As if this original sin was not bad enough, Yao and the complicit Board of Directors covered up the fact that its Chairman sold 26% of his holdings in the Company through false filings with the SEC and by violating the rules set by the SEC enacted to inform the shareholders of significant events occurring within the corporation.
Yao, the Board of Directors and the Company itself breached its fiduciary duty to its shareholders and violated the rules of the SEC by failing to inform either about “…major events that shareholders should know about.” through an 8-K filing. The Company was required to file within four days the fact that Yao transferred 26% of his CNAM stock on June 29, 2010; the fact that on or about June 30, 2010 the Company investigated and corporate counsel concluded that Yao was in violation of SEC Section 5 of the Securities Act of 1933 via participant liability in the sale of his unregistered securities and was subject to prosecution by the SEC; and the fact that a lawsuit was filed in the Nevada U.S. District Court on September 16, 2010 alleging fraud by Yao, the Board of Directors and seeking a Receiver to take over the Company itself.

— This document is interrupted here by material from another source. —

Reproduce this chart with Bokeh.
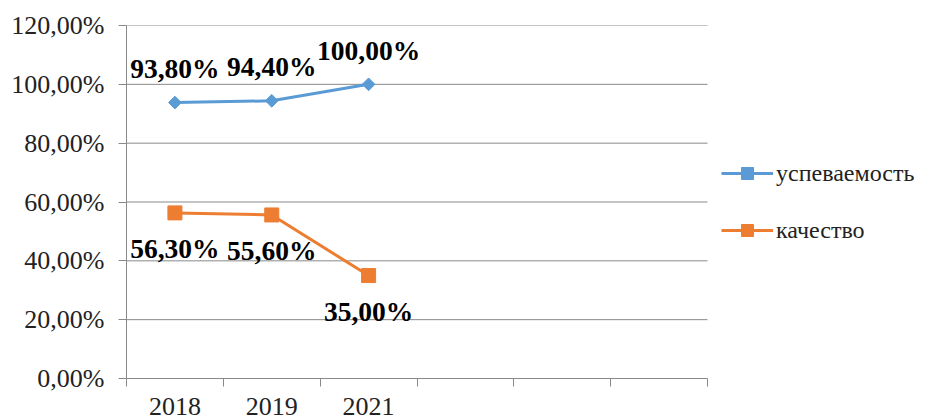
import numpy as np
from bokeh.plotting import figure
from bokeh.models import (Range1d, FixedTicker, CustomJSTickFormatter, ColumnDataSource,
                          LabelSet, Legend, LegendItem)
from bokeh.embed import file_html
from bokeh.resources import INLINE

# ---- data ----
years = ["2018", "2019", "2021"]
n_slots = 6
uspevaemost = [93.8, 94.4, 100.0]
kachestvo = [56.3, 55.6, 35.0]
y_ticks = [0, 20, 40, 60, 80, 100, 120]
series_names = ["успеваемость", "качество"]

BLUE = "#5B9BD5"
ORANGE = "#ED7D31"
GRID = "#898989"
FONT = "Liberation Serif"

def fmt(v):
    return f"{v:.2f}".replace(".", ",") + "%"

xs = [i + 0.5 for i in range(len(years))]
src_u = ColumnDataSource(dict(x=xs, y=uspevaemost, lbl=[fmt(v) for v in uspevaemost]))
src_k = ColumnDataSource(dict(x=xs, y=kachestvo, lbl=[fmt(v) for v in kachestvo]))

# layout (pixels)
W, H = 930, 419
LEFT, TOP, BOTTOM = 126, 25, 41
FW = 581                      # width of the chart's plotting area
frame_w = W - LEFT            # frame extends to the right edge to host the legend
x_end = n_slots * frame_w / FW

p = figure(width=W, height=H, output_backend="svg", toolbar_location=None,
           x_range=Range1d(0, x_end), y_range=Range1d(0, 120),
           min_border_left=LEFT, min_border_right=0, min_border_top=TOP, min_border_bottom=BOTTOM)
p.outline_line_color = None
p.background_fill_color = "white"
p.border_fill_color = "white"
p.xgrid.visible = False
p.ygrid.visible = False

# horizontal gridlines limited to the category slots
p.segment(x0=[0] * len(y_ticks), x1=[n_slots] * len(y_ticks), y0=y_ticks, y1=y_ticks,
          line_color=GRID, line_width=1)

yax = p.yaxis[0]
yax.ticker = FixedTicker(ticks=y_ticks)
yax.formatter = CustomJSTickFormatter(code='return tick.toFixed(2).replace(".", ",") + "%";')
yax.axis_line_color = GRID
yax.major_tick_line_color = GRID
yax.major_tick_out = 8
yax.major_tick_in = 0
yax.minor_tick_line_color = None
yax.major_label_text_font = FONT
yax.major_label_text_font_size = "26px"
yax.major_label_text_color = "#222222"
yax.major_label_standoff = 14

xax = p.xaxis[0]
xax.bounds = (0, n_slots)
xax.ticker = FixedTicker(ticks=xs, minor_ticks=list(range(n_slots + 1)))
xax.formatter = CustomJSTickFormatter(args=dict(labels=years),
    code='const i = Math.floor(tick); return (i >= 0 && i < labels.length) ? labels[i] : "";')
xax.axis_line_color = GRID
xax.major_tick_line_color = None
xax.major_tick_out = 0
xax.major_tick_in = 0
xax.minor_tick_line_color = GRID
xax.minor_tick_out = 8
xax.minor_tick_in = 0
xax.major_label_text_font = FONT
xax.major_label_text_font_size = "26px"
xax.major_label_text_color = "#222222"
xax.major_label_standoff = 11

# series
lu = p.line("x", "y", source=src_u, line_color=BLUE, line_width=3)
mu = p.scatter("x", "y", source=src_u, marker="square", angle=np.pi / 4, size=9,
               fill_color=BLUE, line_color=BLUE)
lk = p.line("x", "y", source=src_k, line_color=ORANGE, line_width=3)
mk = p.scatter("x", "y", source=src_k, marker="square", size=14,
               fill_color=ORANGE, line_color=ORANGE)

# data labels
for src, off in ((src_u, 34), (src_k, -36)):
    p.add_layout(LabelSet(x="x", y="y", text="lbl", source=src, y_offset=off,
                          text_align="center", text_baseline="middle",
                          text_font=FONT, text_font_size="27.5px", text_font_style="bold",
                          text_color="black"))

legend = Legend(items=[LegendItem(label=series_names[0], renderers=[lu, mu]),
                       LegendItem(label=series_names[1], renderers=[lk, mk])],
                location=(FW + 4, 123), orientation="vertical",
                glyph_width=52, glyph_height=30, label_height=30, spacing=27,
                label_standoff=3, padding=10, margin=0,
                label_text_font=FONT, label_text_font_size="24px", label_text_color="#222222",
                border_line_alpha=0, background_fill_alpha=0)
p.add_layout(legend, "center")

open("out.html", "w").write(file_html(p, INLINE))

How can we, the public, know that the actions of Yao and the subsequent cover up are fraudulent? We only have to look to the Company’s corporate counsel. In a letter dated June 30, 2010 counsel for China Armco Metals, Inc. sent Transcend Capital the broker holding what was once Yao’s shares a letter stating: “These Shares were purportedly assigned to the Fund as collateral for a so-called structured transaction agreement between the Fund and Mr. Yao which China Armco contends was not a bona fide loan transaction and appears to be a device or machination to circumvent the provisions of Section 5 of the Securities Act of 1933 and the prescribed requirements of Rule 144 thereunder.”
All of these events are major events that the shareholders of the Company should be made aware. They weren’t. How can a Company that hides its errors be trusted? It can’t.
In my opinion what started as an isolated case of fraud has snowballed into a serious case of corporate mismanagement and abuse. The Company and its Board of Directors have tried hard to hide its violations of securities laws to no avail. This deceit is only the first of many that jeopardizes the integrity of the Company and the financial well being of its shareholders.